The Commission's passenger car tax proposal contains three elements

  • Abolition of car registration taxes over a transitional period of five to ten years. The Member States' revenues would not be affected if the gradual abolition of registration taxes is accompanied by a parallel increase of annual circulation taxes and, if necessary, other taxes. A gradual change would protect car owners from dramatic devaluations of their cars. The transitional period would also allow those Member States applying high registration taxes to make the necessary structural changes to their car tax systems.

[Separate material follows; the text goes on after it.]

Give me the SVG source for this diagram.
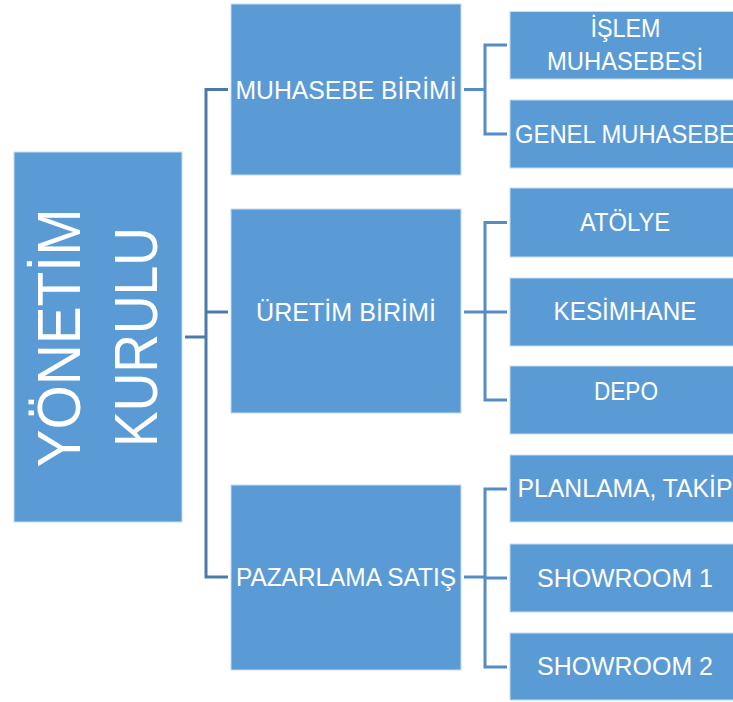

  • A system whereby a Member State would be required to refund a portion of registration tax, pending its abolition, where a passenger car that is registered in that Member State is subsequently exported or permanently transferred to another Member State. This measure would aim both to prevent the double taxation that occurs at present and to make this kind of taxes fairer by relating them to the actual use of the car in the Member State concerned. A similar refund system would be introduced for annual circulation taxes.
  • The introduction of a CO2 element into the tax base of both annual circulation taxes and registration taxes. This would mean a tax differentiation on the basis of the number of grams of carbon dioxide emitted per kilometre by a car. By 31 December 2008, at least 25% of the total tax revenue from registration and annual circulation taxes should derive from the CO2 based element of the taxes and this figure should rise to 50% by 2010.